Herrera was educated in Havana and in Paris, where she studied art, art history and architecture. Experts often cite the influence of architecture studies in her geometric-shaped canvases and expertly executed angles. In 1939, she married an American teacher named Jessie Lowenthal and moved to New York, where she attended classes at the Art Students League. Between 1948 and 1953, the couple lived in Paris, where she befriended many other artists, and returned to the US in the mid-50s.

The show is comprised of three sections organized in roughly chronological sequence. The first focuses on 1948–58, considered a formative period in which the artist was experimenting with different types of abstraction, including more than a dozen paintings made while she lived in Paris. Many of the works have never been shown in a museum before.

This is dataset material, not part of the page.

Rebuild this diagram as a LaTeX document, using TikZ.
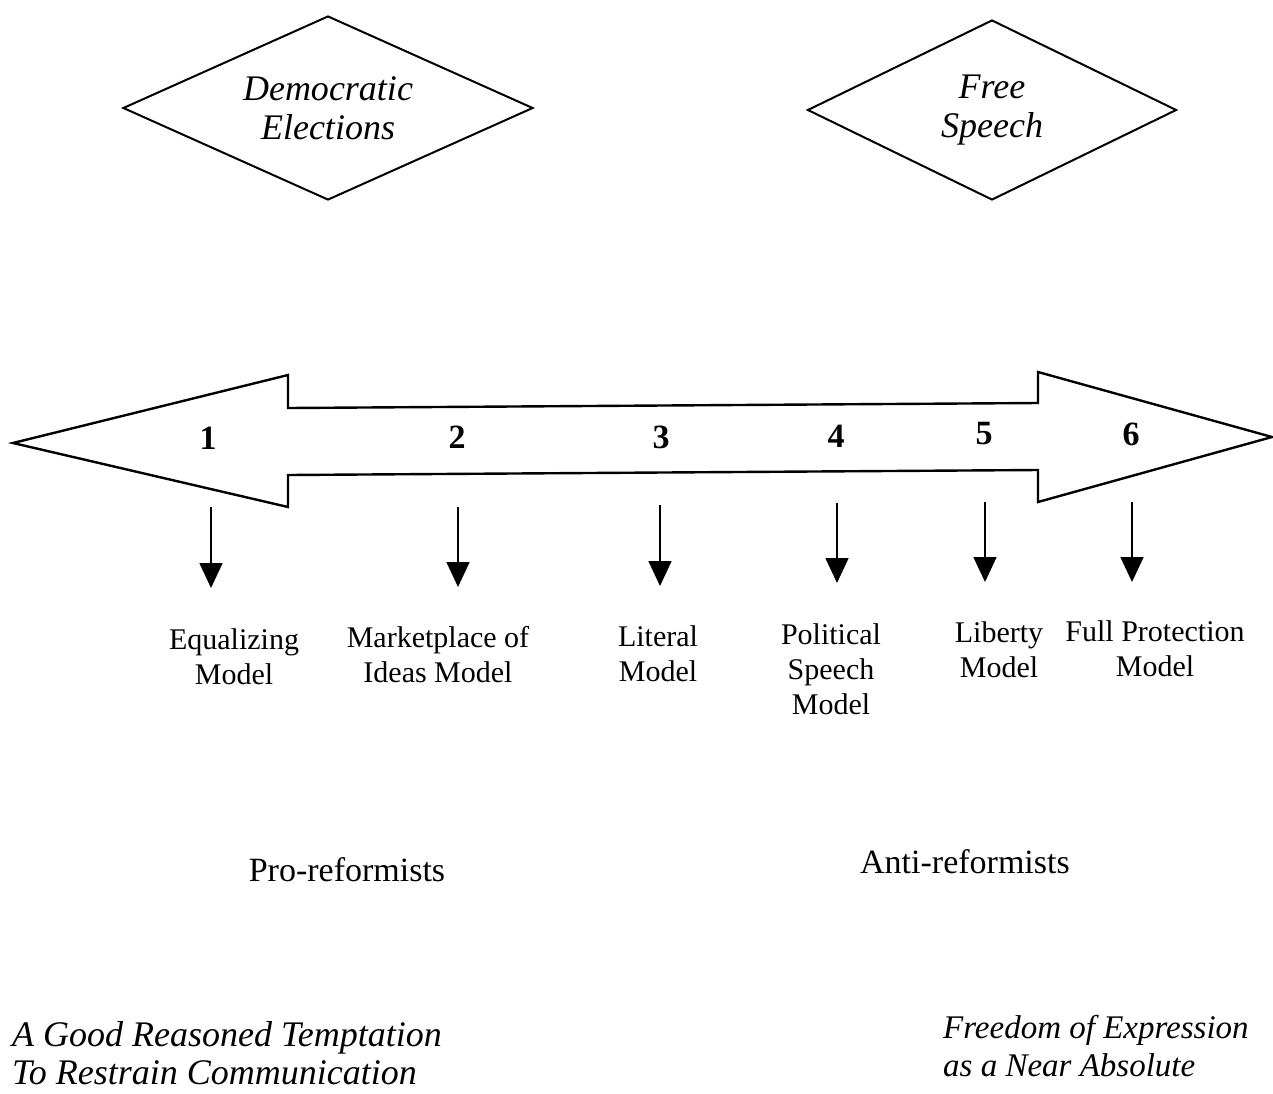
\documentclass[tikz,border=0pt]{standalone}
\usepackage{fontspec}
\setmainfont{Liberation Serif}
\usetikzlibrary{shapes.geometric,arrows.meta}

\begin{document}
\begin{tikzpicture}[x=1pt,y=-1pt,
        dmd/.style={diamond, draw, line width=2pt, aspect=2.2, align=center, inner sep=0pt, font=\fontsize{36}{39}\selectfont\itshape},
        num/.style={font=\fontsize{34}{34}\selectfont\bfseries},
        lbl/.style={align=center, inner sep=0pt, font=\fontsize{30}{35}\selectfont},
        dn/.style={line width=1.6pt, -{Triangle[width=23pt,length=25pt]}},
        side/.style={inner sep=0pt, font=\fontsize{34}{38}\selectfont},
        motto/.style={align=left, anchor=west, inner sep=0pt}]
        \useasboundingbox (0,0) rectangle (1273,1093);
        \fill[white] (0,0) rectangle (1273,1093);

        \node[dmd, minimum width=410pt, minimum height=184pt] (elect) at (328,108) {Democratic\\ Elections};
        \node[dmd, minimum width=369pt, minimum height=180pt] (speech) at (992,110) {Free\\ Speech};

        % the scale
        \draw[line width=2.4pt, line join=miter] (13,443) -- (288,375) -- (288,408) -- (1038,403) -- (1038,372) -- (1272,437)
            -- (1038,502) -- (1038,470) -- (288,475) -- (288,507) -- cycle;
        \node[num] (n1) at (208,438) {1};
        \node[num] (n2) at (457,437) {2};
        \node[num] (n3) at (661,437) {3};
        \node[num] (n4) at (836,436) {4};
        \node[num] (n5) at (984,434) {5};
        \node[num] (n6) at (1131,434) {6};

        \coordinate (t1) at (211,507); \coordinate (h1) at (211,588);
        \coordinate (t2) at (458,507); \coordinate (h2) at (458,587);
        \coordinate (t3) at (660,505); \coordinate (h3) at (660,586);
        \coordinate (t4) at (837,503); \coordinate (h4) at (837,583);
        \coordinate (t5) at (985,502); \coordinate (h5) at (985,582);
        \coordinate (t6) at (1132,502); \coordinate (h6) at (1132,582);
        \draw[dn] (t1) -- (h1);
        \draw[dn] (t2) -- (h2);
        \draw[dn] (t3) -- (h3);
        \draw[dn] (t4) -- (h4);
        \draw[dn] (t5) -- (h5);
        \draw[dn] (t6) -- (h6);

        \node[lbl] (equal) at (234,657) {Equalizing\\ Model};
        \node[lbl] (market) at (438,655) {Marketplace of\\ Ideas Model};
        \node[lbl] (literal) at (658,654) {Literal\\ Model};
        \node[lbl] (polit) at (831,669) {Political\\ Speech\\ Model};
        \node[lbl] (liberty) at (999,650) {Liberty\\ Model};
        \node[lbl] (full) at (1155,649) {Full Protection\\ Model};

        \node[side] (pro) at (347,870) {Pro-reformists};
        \node[side] (anti) at (965,862) {Anti-reformists};

        \node[motto, font=\fontsize{36}{38}\selectfont\itshape] (tempt) at (12,1053) {A Good Reasoned Temptation\\ To Restrain Communication};
        \node[motto, font=\fontsize{33}{38}\selectfont\itshape] (freedom) at (943,1046) {Freedom of Expression\\ as a Near Absolute};
    \end{tikzpicture}
\end{document}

The second section includes paintings from “Blanco y Verde,” the series that Herrera herself regards as most important in her career. The nine paintings in this section span from 1959–71 and reflect the way in which the artist “conceptualized her paintings as objects, using the physical structure of the canvas as a compositional tool and integrating the surrounding environment,” according to a statement from the Whitney.

The final section includes work from the ’60s and ’70s, illustrating the artist’s continued experimentation and ongoing refinement of her technique and visual language. It includes sculptural works that Herrera calls “Estructuras,” and vivid paintings from her “Days of the Week” series (1975–78).

Carmen Herrera, Friday, 1978. Courtesy the artist and Lisson Gallery © Carmen Herrera.

Miller pointed out Herrera’s startling innovations are evident even in the early stages of her career. “She was doing all of this in the early 1950s, this is at the same time, or before other artists who have previously been heralded for such developments.” Despite this, he says, “she couldn’t find gallery representation and was all but ignored by museums, in part, because of discrimination against her as both a woman and as an immigrant.”

Whitney director Adam Weinberg touched on this when he noted how the artist herself once said that as a Latina painter, she stood no chance. “I’m happy to see that she finally did get her chance.”